A reader writes:
You recently mentioned reading “Brideshead Revisited” on your way to Minnesota, and you frequently allude to books you read over lunch and such. As someone who is chronically behind in his reading, I’d like to know two things: how fast you read, and how you read. You’ve already looking at biographies back to front, so no need to go into that again. But are you a speed reader? Or do you selectively harvest paragraphs or chapters from a book? And I gather you keep some sort of commonplace book or electronic file of juicy lines to repeat at a later date. Do you note those as you go (copy them? mark the book for later retrieval?), which I imagine might slow you down, or do you go back and fish them out later?
And in light of all this, how, exactly, would you want people to read your books?
I read a book on speed reading once, but it was slow going.

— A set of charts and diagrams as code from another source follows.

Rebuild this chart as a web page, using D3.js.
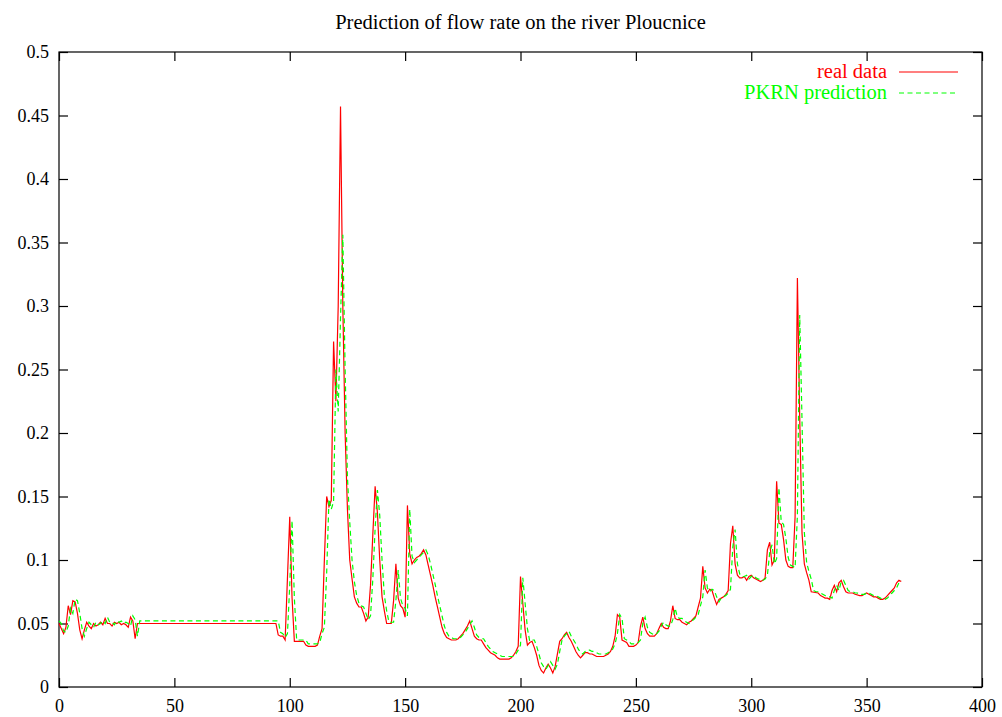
<!DOCTYPE html>
<html>
<head>
<meta charset="utf-8">
<script src="https://cdn.jsdelivr.net/npm/d3@7"></script>
<style>
  body { margin: 0; background: #fff; }
  text { font-family: "Liberation Serif", "DejaVu Serif", serif; }
</style>
</head>
<body>
<div id="chart"></div>
<script>
// [day, flow] vertices
var realData = [
  [0,0.050],[2,0.042],[3,0.047],[4,0.064],[5,0.057],[6,0.068],[7,0.067],[8,0.058],[9,0.045],[10,0.038],
  [11,0.045],[12,0.051],[13,0.048],[14,0.046],[15,0.050],[16,0.048],[17,0.049],[18,0.051],[19,0.049],[20,0.054],
  [21,0.050],[22,0.050],[23,0.048],[24,0.051],[25,0.050],[26,0.051],[27,0.049],[28,0.050],[29,0.049],[30,0.047],
  [31,0.055],[32,0.052],[33,0.038],[34,0.050],[94,0.050],[95,0.041],[96,0.040],[97,0.040],[98,0.037],[100,0.134],
  [101,0.070],[102,0.036],[106,0.036],[107,0.033],[108,0.032],[111,0.032],[112,0.033],[113,0.040],[114,0.046],[115,0.100],
  [116,0.150],[117,0.142],[118,0.147],[119,0.272],[120,0.225],[121,0.300],[122,0.457],[123,0.300],[124,0.200],[125,0.140],
  [126,0.100],[127,0.085],[128,0.071],[129,0.066],[130,0.063],[131,0.063],[132,0.058],[133,0.052],[134,0.055],[135,0.080],
  [136,0.120],[137,0.158],[138,0.137],[139,0.100],[140,0.071],[141,0.060],[142,0.050],[144,0.050],[145,0.068],[146,0.097],
  [147,0.070],[148,0.064],[149,0.062],[150,0.055],[151,0.143],[152,0.105],[153,0.097],[154,0.100],[155,0.102],[156,0.103],
  [157,0.105],[158,0.108],[159,0.104],[160,0.096],[161,0.088],[162,0.080],[163,0.071],[164,0.063],[165,0.055],[166,0.047],
  [167,0.042],[168,0.039],[169,0.038],[170,0.037],[172,0.037],[173,0.038],[174,0.040],[175,0.042],[176,0.045],[177,0.048],
  [178,0.052],[179,0.046],[180,0.040],[181,0.038],[182,0.037],[183,0.037],[184,0.034],[185,0.031],[186,0.029],[187,0.027],
  [188,0.026],[189,0.025],[190,0.023],[191,0.022],[195,0.022],[196,0.023],[197,0.025],[198,0.028],[199,0.032],[200,0.087],
  [201,0.066],[202,0.045],[203,0.033],[204,0.035],[205,0.036],[206,0.031],[207,0.025],[208,0.017],[209,0.013],[210,0.011],
  [211,0.015],[212,0.018],[213,0.015],[214,0.011],[215,0.016],[216,0.026],[217,0.036],[218,0.038],[219,0.041],[220,0.043],
  [221,0.039],[222,0.036],[223,0.032],[224,0.028],[225,0.025],[226,0.023],[227,0.025],[228,0.027],[229,0.027],[230,0.026],
  [231,0.026],[232,0.025],[233,0.024],[236,0.024],[237,0.025],[238,0.026],[239,0.028],[240,0.032],[241,0.040],[242,0.057],
  [243,0.055],[244,0.037],[245,0.036],[246,0.035],[247,0.032],[249,0.032],[250,0.033],[251,0.035],[252,0.048],[253,0.055],
  [254,0.046],[255,0.042],[256,0.040],[258,0.040],[259,0.042],[260,0.046],[261,0.050],[262,0.047],[263,0.046],[264,0.046],
  [265,0.052],[266,0.064],[267,0.054],[268,0.053],[269,0.053],[270,0.051],[271,0.050],[272,0.049],[273,0.051],[274,0.052],
  [275,0.054],[276,0.056],[277,0.063],[278,0.070],[279,0.095],[280,0.078],[281,0.074],[282,0.077],[283,0.076],[284,0.070],
  [285,0.065],[286,0.069],[287,0.070],[288,0.071],[289,0.073],[290,0.076],[291,0.113],[292,0.127],[293,0.097],[294,0.088],
  [295,0.086],[296,0.086],[297,0.087],[298,0.084],[299,0.087],[300,0.088],[301,0.086],[302,0.085],[303,0.084],[304,0.083],
  [305,0.084],[306,0.086],[307,0.108],[308,0.114],[309,0.096],[310,0.100],[311,0.162],[312,0.129],[313,0.128],[314,0.116],
  [315,0.100],[316,0.095],[317,0.094],[318,0.094],[319,0.134],[320,0.322],[321,0.213],[322,0.121],[323,0.097],[324,0.090],
  [325,0.084],[326,0.075],[329,0.074],[330,0.072],[331,0.071],[332,0.070],[333,0.070],[334,0.069],[335,0.076],[336,0.080],
  [337,0.075],[338,0.082],[339,0.084],[340,0.079],[341,0.075],[342,0.074],[344,0.074],[345,0.073],[347,0.072],[348,0.072],
  [349,0.073],[350,0.074],[351,0.073],[352,0.072],[353,0.071],[354,0.071],[355,0.070],[356,0.069],[357,0.069],[358,0.070],
  [359,0.072],[360,0.074],[361,0.076],[362,0.078],[363,0.082],[364,0.084],[365,0.083]
];

var predData = [
  [0,0.052],[1,0.050],[2,0.044],[3,0.043],[4,0.048],[5,0.062],[6,0.058],[7,0.069],[8,0.068],[9,0.058],
  [10,0.046],[11,0.040],[12,0.046],[13,0.051],[14,0.049],[15,0.047],[16,0.051],[17,0.049],[18,0.050],[19,0.052],
  [20,0.050],[21,0.055],[22,0.051],[23,0.051],[24,0.049],[25,0.052],[26,0.051],[27,0.052],[28,0.050],[29,0.051],
  [30,0.050],[31,0.048],[32,0.056],[33,0.053],[34,0.040],[35,0.052],[95,0.052],[96,0.043],[97,0.042],[98,0.039],
  [99,0.042],[100,0.080],[101,0.131],[102,0.070],[103,0.037],[107,0.037],[108,0.034],[112,0.034],[113,0.035],[114,0.042],
  [115,0.047],[116,0.090],[117,0.148],[118,0.140],[119,0.146],[120,0.250],[121,0.217],[122,0.290],[123,0.356],[124,0.250],
  [125,0.165],[126,0.130],[127,0.100],[128,0.083],[129,0.072],[130,0.066],[131,0.064],[132,0.063],[133,0.058],[134,0.053],
  [135,0.056],[136,0.085],[137,0.125],[138,0.155],[139,0.135],[140,0.100],[141,0.072],[142,0.060],[143,0.051],[145,0.051],
  [146,0.068],[147,0.092],[148,0.070],[149,0.064],[150,0.062],[151,0.056],[152,0.140],[153,0.103],[154,0.098],[155,0.100],
  [156,0.102],[157,0.104],[158,0.106],[159,0.108],[160,0.104],[161,0.097],[162,0.089],[163,0.081],[164,0.072],[165,0.064],
  [166,0.056],[167,0.048],[168,0.043],[169,0.040],[170,0.039],[171,0.038],[173,0.038],[174,0.039],[175,0.041],[176,0.043],
  [177,0.046],[178,0.049],[179,0.052],[180,0.047],[181,0.041],[182,0.039],[183,0.038],[184,0.038],[185,0.035],[186,0.032],
  [187,0.030],[188,0.028],[189,0.027],[190,0.026],[191,0.025],[192,0.024],[197,0.024],[198,0.026],[199,0.029],[200,0.033],
  [201,0.086],[202,0.066],[203,0.046],[204,0.036],[205,0.037],[206,0.037],[207,0.032],[208,0.026],[209,0.019],[210,0.016],
  [211,0.014],[212,0.017],[213,0.020],[214,0.017],[215,0.014],[216,0.018],[217,0.028],[218,0.037],[219,0.040],[220,0.042],
  [221,0.044],[222,0.040],[223,0.037],[224,0.034],[225,0.030],[226,0.027],[227,0.026],[228,0.028],[229,0.029],[230,0.029],
  [231,0.028],[232,0.028],[233,0.027],[234,0.026],[237,0.026],[238,0.027],[239,0.028],[240,0.030],[241,0.034],[242,0.042],
  [243,0.057],[244,0.054],[245,0.038],[246,0.037],[247,0.036],[248,0.034],[250,0.034],[251,0.035],[252,0.037],[253,0.050],
  [254,0.055],[255,0.047],[256,0.043],[257,0.042],[258,0.041],[259,0.042],[260,0.044],[261,0.048],[262,0.051],[263,0.049],
  [264,0.048],[265,0.048],[266,0.053],[267,0.062],[268,0.055],[269,0.054],[270,0.054],[271,0.052],[272,0.051],[273,0.050],
  [274,0.052],[275,0.053],[276,0.055],[277,0.057],[278,0.064],[279,0.071],[280,0.092],[281,0.078],[282,0.075],[283,0.077],
  [284,0.076],[285,0.071],[286,0.067],[287,0.070],[288,0.071],[289,0.072],[290,0.074],[291,0.077],[292,0.110],[293,0.124],
  [294,0.097],[295,0.089],[296,0.087],[297,0.087],[298,0.088],[299,0.085],[300,0.087],[301,0.088],[302,0.086],[303,0.085],
  [304,0.085],[305,0.084],[306,0.085],[307,0.088],[308,0.106],[309,0.112],[310,0.097],[311,0.101],[312,0.157],[313,0.130],
  [314,0.128],[315,0.117],[316,0.102],[317,0.096],[318,0.095],[319,0.094],[320,0.135],[321,0.293],[322,0.210],[323,0.122],
  [324,0.098],[325,0.091],[326,0.085],[327,0.076],[328,0.075],[329,0.075],[330,0.074],[331,0.073],[332,0.072],[333,0.071],
  [334,0.071],[335,0.070],[336,0.076],[337,0.080],[338,0.076],[339,0.083],[340,0.084],[341,0.080],[342,0.076],[343,0.075],
  [344,0.075],[345,0.074],[346,0.074],[347,0.073],[349,0.073],[350,0.074],[351,0.074],[352,0.073],[353,0.072],[354,0.072],
  [355,0.071],[356,0.070],[357,0.069],[358,0.069],[359,0.070],[360,0.072],[361,0.074],[362,0.076],[363,0.078],[364,0.082],
  [365,0.084]
];

var xTicks = [0, 50, 100, 150, 200, 250, 300, 350, 400];
var yTicks = [0, 0.05, 0.1, 0.15, 0.2, 0.25, 0.3, 0.35, 0.4, 0.45, 0.5];
var seriesNames = ["real data", "PKRN prediction"];
var seriesColors = ["#ff0000", "#00ff00"];

var svgWidth = 1002;
var svgHeight = 717;
var margin = { top: 52, right: 20, bottom: 30, left: 59 };
var chartWidth = 982 - margin.left;
var chartHeight = 687 - margin.top;

var svg = d3.select("#chart")
    .append("svg")
    .attr("width", svgWidth)
    .attr("height", svgHeight);

var chartGroup = svg.append("g")
    .attr("transform", `translate(${margin.left}, ${margin.top})`);

var x = d3.scaleLinear().domain([0, 400]).range([0, chartWidth]);
var y = d3.scaleLinear().domain([0, 0.5]).range([chartHeight, 0]);

// title
svg.append("text")
    .attr("x", margin.left + chartWidth / 2)
    .attr("y", 29)
    .attr("text-anchor", "middle")
    .style("font-size", "20.5px")
    .text("Prediction of flow rate on the river Ploucnice");

// axes: inward ticks, mirrored on top and right like gnuplot
var tickLen = 9;
var fmtY = d => d === 0 ? "0" : String(+d.toFixed(2));

var bottom = chartGroup.append("g")
    .attr("transform", `translate(0,${chartHeight})`)
    .call(d3.axisBottom(x).tickValues(xTicks).tickSize(-tickLen).tickPadding(12).tickSizeOuter(0));
var top = chartGroup.append("g")
    .call(d3.axisTop(x).tickValues(xTicks).tickSize(-tickLen).tickFormat("").tickSizeOuter(0));
var left = chartGroup.append("g")
    .call(d3.axisLeft(y).tickValues(yTicks).tickSize(-tickLen).tickPadding(10).tickFormat(fmtY).tickSizeOuter(0));
var right = chartGroup.append("g")
    .attr("transform", `translate(${chartWidth},0)`)
    .call(d3.axisRight(y).tickValues(yTicks).tickSize(-tickLen).tickFormat("").tickSizeOuter(0));

chartGroup.selectAll(".domain").remove();
chartGroup.selectAll(".tick line").attr("stroke", "#000").attr("stroke-width", 1.2);
chartGroup.selectAll(".tick text")
    .attr("fill", "#000")
    .style("font-family", "'Liberation Serif', serif")
    .style("font-size", "18px");

// frame
chartGroup.append("rect")
    .attr("width", chartWidth)
    .attr("height", chartHeight)
    .attr("fill", "none")
    .attr("stroke", "#000")
    .attr("stroke-width", 1.2);

var line = d3.line()
    .x(d => x(d[0]))
    .y(d => y(d[1]));

chartGroup.append("path")
    .datum(realData)
    .attr("d", line)
    .attr("fill", "none")
    .attr("stroke", seriesColors[0])
    .attr("stroke-width", 1.2);

chartGroup.append("path")
    .datum(predData)
    .attr("d", line)
    .attr("fill", "none")
    .attr("stroke", seriesColors[1])
    .attr("stroke-width", 1.2)
    .attr("stroke-dasharray", "5,3.5");

// legend
var legend = svg.append("g");
seriesNames.forEach(function (name, i) {
    var ly = 72 + i * 21;
    legend.append("text")
        .attr("x", 887)
        .attr("y", ly + 6)
        .attr("text-anchor", "end")
        .attr("fill", seriesColors[i])
        .style("font-size", "20.5px")
        .text(name);
    legend.append("line")
        .attr("x1", 899).attr("x2", 958)
        .attr("y1", ly).attr("y2", ly)
        .attr("stroke", seriesColors[i])
        .attr("stroke-width", 1.2)
        .attr("stroke-dasharray", i === 1 ? "5,3.5" : null);
});
</script>
</body>
</html>
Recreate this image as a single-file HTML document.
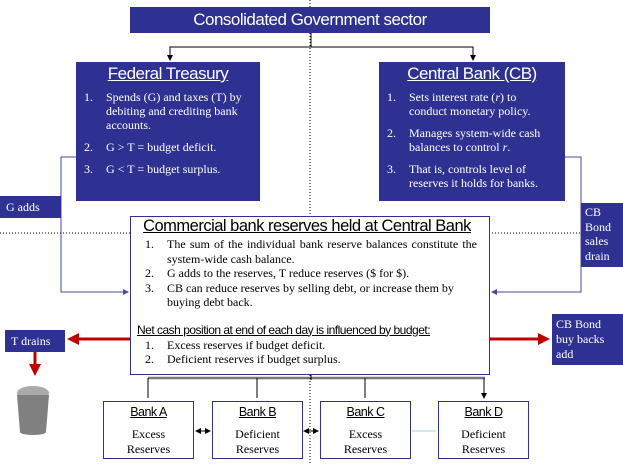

I don’t know how fast I read, but I can polish off a book of normal length and density in three or four hours, and if absolutely necessary I can read a newly published book and write a thousand-word review of it between Friday night and Monday morning. (On one horrendous occasion I actually read a short book before lunch and filed a review by dinnertime, but that was a special one-time-only favor for an old friend.) Speed reading, if that’s what I do, comes naturally to me: I’ve never taken a course in it. I think I’m glad I read so quickly, but it’s like spelling really well or having perfect pitch, two of my other peculiar endowments–a convenience, nothing more, especially for a working journalist.
It’s occurred to me more than once that I may not be getting as much pleasure out of the books I read as do slower readers. In any case, and perhaps not surprisingly, I’m a reflexive rereader, and my guess is that over the course of my lifetime I’ll probably spend about as many man-hours with my favorite books as a slower reader. If that’s true, it all evens out in the long run.
I’ve kept an electronic commonplace book, organized by subject, for the past decade and a half, and I drew on it regularly for the almanac entries I posted throughout the first seven or eight months that I kept this blog. Now that I’ve mostly exhausted its contents, I simply post quotations from whatever book I happen to be reading at the time. Long experience as a journalist has given me an eye (and ear) for memorable quotes, and I dogear the pages on which they appear–an ugly but unbreakable habit–then input them when I’m working on the next day’s blog.
As I wrote back in June:
I hasten to point out that the authors of “About Last Night” do not necessarily agree or disagree, in whole or in part, with each day’s almanac entry. To be sure, I usually do, at least up to a point, but not always. (Our Girl in Chicago has nothing to do with the almanac, by the way. Instead, she posts her own “fortune cookies.”) Similarly, the almanac is occasionally meant to provide oblique commentary on current events, but not normally. As a rule, my sole purpose in posting each entry is to give you something to think about–and to let you do your own thinking.
(Go here for more on the almanac and my electronic commonplace book.)
Regarding my correspondent’s last question, if I may be flippant for a moment, I want people to read my books after buying them! Beyond that, I’m not even slightly fussy. I’m glad when anyone cares enough to go to the trouble of reading what I write, though I do get irritated when people write nasty things about my work without having read it attentively, as occasionally happened with The Skeptic: A Life of H.L. Mencken. Take a look at the reviews posted on amazon.com and you’ll see what I mean. (I got off a lot easier with A Terry Teachout Reader, no doubt because fewer people bought it.)
By the way, I also post quotations from readers, so long as they’re sourced and checkable. Today’s almanac entry, for example, came from a correspondent who heard me speak last week in Minneapolis. I revel in your contributions!